ASA is the premier professional association for the discipline. All ASA officers for 2002-2003 and 2003-2004 come from schools belonging to the Carnegie Foundation’s most selective category of research universities. Only 150 of nearly 4,000 colleges and universities in the United States are included in this exclusive club. With just a couple of exceptions, the members-at-large on ASA’s Council for those two years also possess this rare pedigree.

Defenders of the status quo will argue that these leaders won competitive elections. True, but if we examine the Committee on Nominations for those two elections we would find that those doing the nominating are disproportionately affiliated with the same elite institutions as those whom they nominate. A similar analysis of the Publications Committee speaks volumes as to why all the current editors of ASA journals are also from Carnegie’s most restrictive list of research universities.

The manner in which this disciplinary elite defines and privileges a certain type of scholarship—and the “conditions of work” that it entails—is the linchpin of supremacy. The old bromide about how one gets tenure now holds true for promotion, external professional recognition, and even superstar status: publish, publish, publish. The highest rank accrues to those doing esoteric research, with subsequent authorship in prestigious journals and academic publishing houses.
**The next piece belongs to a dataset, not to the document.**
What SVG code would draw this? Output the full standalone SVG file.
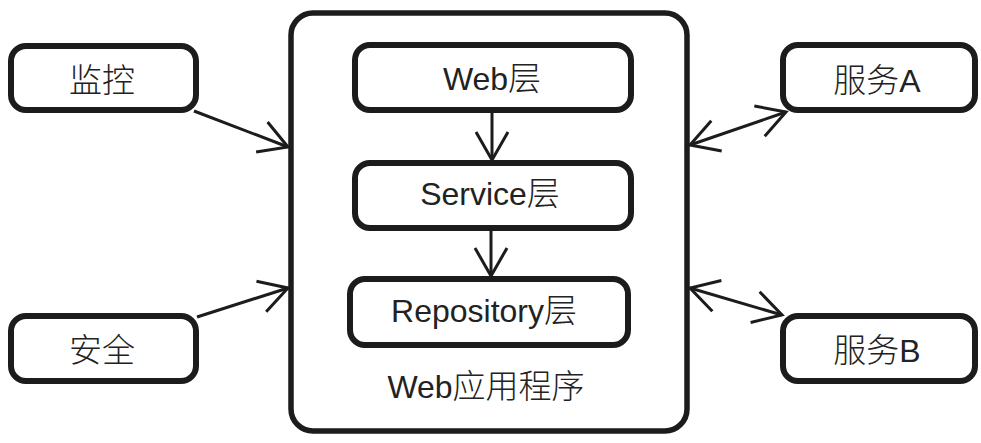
<svg xmlns="http://www.w3.org/2000/svg" width="981" height="443" viewBox="0 0 981 443">
<style>
.box{fill:#fff;stroke:#1c1c1c;stroke-width:6}
.main{fill:#fff;stroke:#1c1c1c;stroke-width:5.5}
.lbl{font-family:"Liberation Sans","Noto Sans CJK SC",sans-serif;font-size:32px;fill:#222;text-anchor:middle}
.cn{font-family:"Noto Sans CJK SC","Liberation Sans",sans-serif;font-weight:300;font-size:33px}
.conn{fill:none;stroke:#1c1c1c;stroke-width:3}
</style>
<defs>
<marker id="arr" viewBox="-32 -20 36 40" refX="0" refY="0" markerWidth="36" markerHeight="40" markerUnits="userSpaceOnUse" orient="auto-start-reverse">
<path d="M-28,-16 L0,0 L-28,16" fill="none" stroke="#1c1c1c" stroke-width="3"/>
</marker>
</defs>
<g id="app">
<rect class="main" x="291" y="13" width="396" height="418" rx="22"/>
<text class="lbl" x="486" y="398">Web<tspan class="cn">应用程序</tspan></text>
</g>
<g id="web">
<rect class="box" x="355" y="45" width="276" height="65" rx="15"/>
<text class="lbl" x="492" y="90">Web<tspan class="cn">层</tspan></text>
</g>
<g id="service">
<rect class="box" x="355" y="163" width="276" height="65" rx="15"/>
<text class="lbl" x="490" y="205">Service<tspan class="cn">层</tspan></text>
</g>
<g id="repo">
<rect class="box" x="350" y="279" width="278" height="66" rx="15"/>
<text class="lbl" x="484" y="322">Repository<tspan class="cn">层</tspan></text>
</g>
<g id="monitor">
<rect class="box" x="11" y="46" width="185" height="64" rx="15"/>
<text class="lbl cn" x="102" y="92">监控</text>
</g>
<g id="security">
<rect class="box" x="11" y="316" width="185" height="65" rx="15"/>
<text class="lbl cn" x="102" y="362">安全</text>
</g>
<g id="serviceA">
<rect class="box" x="783" y="45" width="192" height="65" rx="15"/>
<text class="lbl" x="877" y="92"><tspan class="cn">服务</tspan>A</text>
</g>
<g id="serviceB">
<rect class="box" x="783" y="316" width="192" height="65" rx="15"/>
<text class="lbl" x="877" y="362"><tspan class="cn">服务</tspan>B</text>
</g>
<g id="connectors">
<line class="conn" x1="492" y1="112" x2="492" y2="160" marker-end="url(#arr)"/>
<line class="conn" x1="491" y1="230" x2="491" y2="276" marker-end="url(#arr)"/>
<line class="conn" x1="194" y1="111" x2="288" y2="147" marker-end="url(#arr)"/>
<line class="conn" x1="197" y1="317" x2="288" y2="288" marker-end="url(#arr)"/>
<line class="conn" x1="690" y1="145" x2="786" y2="112" marker-start="url(#arr)" marker-end="url(#arr)"/>
<line class="conn" x1="690" y1="288" x2="782" y2="315" marker-start="url(#arr)" marker-end="url(#arr)"/>
</g>
</svg>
This “gold standard” diminishes other types of scholarship, reduces teaching and service to second-rate activities, and reproduces a regime of status stratification within the discipline. If most rank-and-file sociologists continue without question to concede this criterion, it only serves to legitimize the oligarchy’s dynastic succession.

An outsider to the disciplinary canon, Alfred Schutz, developed a sociology of knowledge that poses an alternative to this elitist paradigm of practice. He distinguished between scholarship aimed at the “expert” and scholarship directed to the “well-informed citizen.” American sociologists once saw the well-informed citizen as their primary audience. Conversely, the disciplinary elite today sees fellow experts as their only audience.

How do we restore sovereignty to that large majority of sociologists who toil under a more populist paradigm of practice but remain second-class citizens within the profession? The state professional association is one important venue. As an apprentice to the craft, I found congenial homes, first in Sociologists of Minnesota (SOM), and later in the National Council of State Sociological Associations (NCSSA).

I was welcomed by colleagues who refused to be constrained by the “expert” model but were engaged in scholarships of integration, application, and teaching. I was mentored by master teachers who prided themselves in conducting three to five sections of undergraduate classes each semester, devoted to developing a sociological perspective in students who may never take another course in the discipline. These folks practiced service the old-fashioned way; a “good citizen” took on those often-thankless tasks on campus and in the community that needed doing.

I am only saying aloud what has long been whispered. The intent of this essay is to initiate a conversation, a dialogue of equals. Sociology’s latent function not only divides us but also hinders our ability to engage wider audiences—we need to practice what we preach. We invite more of our research university colleagues to join us in state organizations, just as we have joined you in the ASA. Our local associations and practices might make, once again, our discipline relevant to the well-informed citizen. Let 50 flowers bloom.